In 1929 in San Pedro, a large section of a seaside neighborhood began slipping down a cliff and into the ocean. It had something to do with tectonic shifting. Or maybe God didn't like the homeowners' lawn furniture, and decided to smite the shit out of them. Either way, thanks to the residents' quick thinking, all but two of the street's domiciles were saved -- no mean feat, considering that the collapse was moving at 11 inches per day at its peak. (I'm just going to assume that the two houses that didn't make it were occupied by stoners who were warned repeatedly that they needed to move, but kept saying they'd "get around to it.")
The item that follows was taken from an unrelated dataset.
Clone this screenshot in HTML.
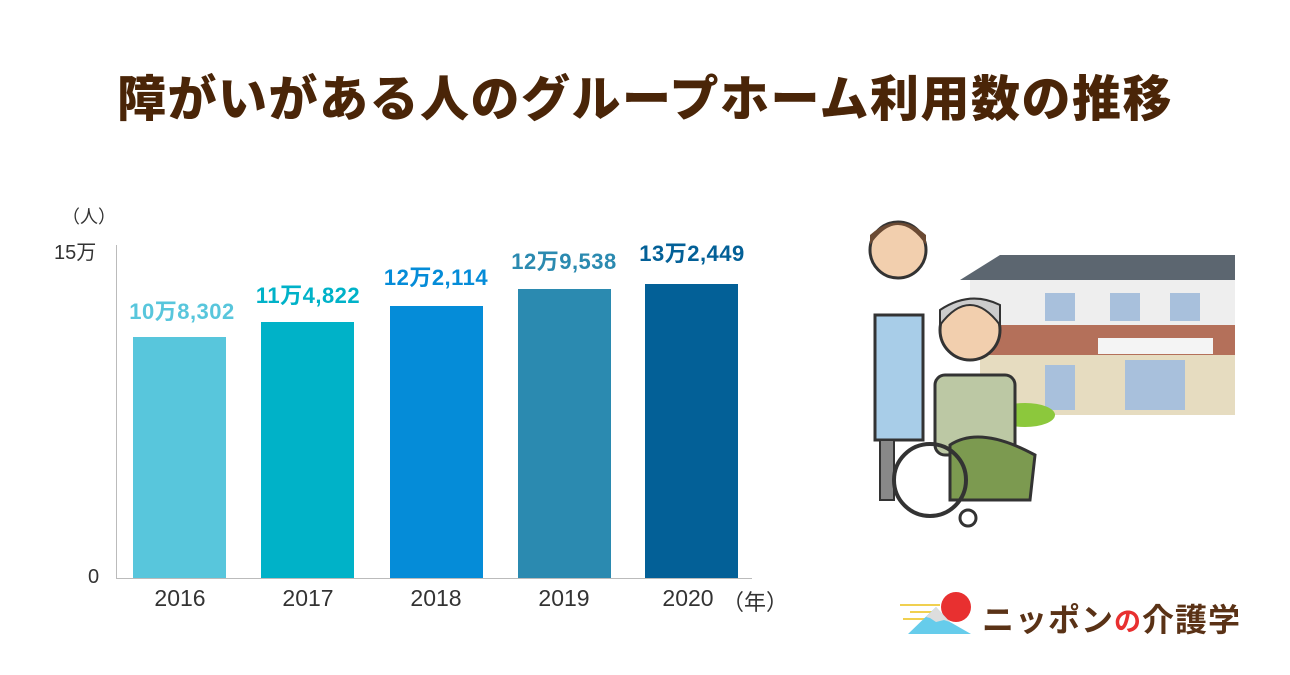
<!DOCTYPE html>
<html><head><meta charset="utf-8"><style>
body{margin:0;width:1290px;height:675px;background:#fff;position:relative;overflow:hidden;font-family:"Liberation Sans","Noto Sans CJK JP",sans-serif}
.t{position:absolute;white-space:nowrap}
.bar{position:absolute;width:93px}
.v{position:absolute;font-weight:bold;font-size:22px;text-align:center;width:140px;letter-spacing:0.5px}
.y{position:absolute;font-size:23px;color:#333;width:100px;text-align:center;top:585px}
</style></head><body>
<div class="t" style="left:0;width:1290px;text-align:center;top:60px;font-size:49px;font-weight:900;color:#4a2508;letter-spacing:1.5px">障がいがある人のグループホーム利用数の推移</div>
<div class="t" style="left:62px;top:203px;font-size:18px;color:#333">（人）</div>
<div class="t" style="left:54px;top:236px;font-size:20px;color:#333">15万</div>
<div class="t" style="left:88px;top:566px;font-size:20px;color:#333">0</div>
<div style="position:absolute;left:116px;top:245px;width:1px;height:333px;background:#bbb"></div>
<div style="position:absolute;left:116px;top:578px;width:636px;height:1px;background:#bbb"></div>
<div class="bar" style="left:133px;top:337px;height:241px;background:#58c6dc"></div>
<div class="bar" style="left:261px;top:322px;height:256px;background:#00b2c8"></div>
<div class="bar" style="left:390px;top:306px;height:272px;background:#058cd8"></div>
<div class="bar" style="left:518px;top:289px;height:289px;background:#2b8ab0"></div>
<div class="bar" style="left:645px;top:284px;height:294px;background:#036097"></div>
<div class="v" style="left:112px;top:294px;color:#58c6dc">10万8,302</div>
<div class="v" style="left:238px;top:278px;color:#00b2c8">11万4,822</div>
<div class="v" style="left:366px;top:260px;color:#058cd8">12万2,114</div>
<div class="v" style="left:494px;top:244px;color:#2b8ab0">12万9,538</div>
<div class="v" style="left:622px;top:236px;color:#036097">13万2,449</div>
<div class="y" style="left:130px">2016</div>
<div class="y" style="left:258px">2017</div>
<div class="y" style="left:386px">2018</div>
<div class="y" style="left:514px">2019</div>
<div class="y" style="left:638px">2020</div>
<div class="t" style="left:722px;top:585px;font-size:22px;color:#333">（年）</div>
<svg style="position:absolute;left:850px;top:200px" width="400" height="340">
<polygon points="110,80 150,55 385,55 385,80" fill="#5c6670"/>
<rect x="120" y="80" width="265" height="55" fill="#eee"/>
<rect x="130" y="125" width="255" height="30" fill="#b4705a"/>
<rect x="130" y="155" width="255" height="60" fill="#e6dcc0"/>
<rect x="248" y="138" width="115" height="16" fill="#f4f4f4"/>
<g fill="#a8c0dc"><rect x="195" y="93" width="30" height="28"/><rect x="260" y="93" width="30" height="28"/><rect x="320" y="93" width="30" height="28"/><rect x="195" y="165" width="30" height="45"/><rect x="275" y="160" width="60" height="50"/></g>
<ellipse cx="175" cy="215" rx="30" ry="12" fill="#8cc83c"/>
<circle cx="48" cy="50" r="28" fill="#f2cfae" stroke="#333" stroke-width="3"/>
<path d="M20,45 Q48,5 76,45 L76,35 Q48,10 20,35Z" fill="#6b4a33"/>
<rect x="25" y="115" width="48" height="125" fill="#a8cde8" stroke="#333" stroke-width="3"/>
<rect x="30" y="240" width="14" height="60" fill="#888" stroke="#333" stroke-width="2"/>
<circle cx="120" cy="130" r="30" fill="#f2cfae" stroke="#333" stroke-width="3"/>
<path d="M90,125 Q120,85 150,125 L150,105 Q120,90 90,110Z" fill="#ccc" stroke="#333" stroke-width="2"/>
<rect x="85" y="175" width="80" height="80" rx="10" fill="#bcc8a4" stroke="#333" stroke-width="3"/>
<path d="M100,245 Q130,225 185,255 L180,300 L100,300Z" fill="#7c9a50" stroke="#333" stroke-width="3"/>
<circle cx="80" cy="280" r="36" fill="none" stroke="#333" stroke-width="4"/>
<circle cx="118" cy="318" r="8" fill="none" stroke="#333" stroke-width="3"/>
</svg>
<svg style="position:absolute;left:898px;top:592px" width="80" height="45">
<g stroke="#f0d050" stroke-width="2"><line x1="2" y1="13" x2="42" y2="13"/><line x1="12" y1="20" x2="36" y2="20"/><line x1="5" y1="27" x2="30" y2="27"/></g>
<circle cx="58" cy="15" r="15" fill="#e83030"/>
<polygon points="10,42 38,15 52,30 73,42" fill="#66cceb"/>
<polygon points="28,25 38,15 52,30 46,28 38,30 32,26" fill="#ddd"/>
</svg>
<div class="t" style="left:982px;top:595px;font-size:32px;font-weight:bold;color:#5a3216;letter-spacing:1px">ニッポン<span style="color:#e83030;font-size:27px">の</span>介護学</div>
</body></html>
The remains have come to be known as, simply, the Sunken City. They're still there today, although blocked off by a tall steel fence and marked with myriad "No Trespassing" signs. The local residents, showing exactly the amount of respect for law and order a situation like this deserves, took a blowtorch to the fence and cut themselves an opening, so now this armageddon-esque oasis can be enjoyed by all, or at least anyone who's not a huge pussy-ass.
On the other side of that fence are massive slabs of pavement, tossed all over the hillside at wild angles, slathered in hyper-vivid graffiti art, like the background of an 80's video game with a name like "Apocalypse SKATE!" Weed-choked roads go shooting off cliffs into nothingness. Old water pipes jut from rock faces. Vertical sewer-pipes rise like stalactites. They shot Donny's funeral scene in The Big Lebowski here. Stop pretending you have somewhere else to be.
- WHAT: Exploring the remains of the Sunken City's lost neighborhood
- WHERE: Trail starts at the southernmost end of South Carolina St in San Pedro
- WHEN: Whenever you damn well please (but don't get caught.)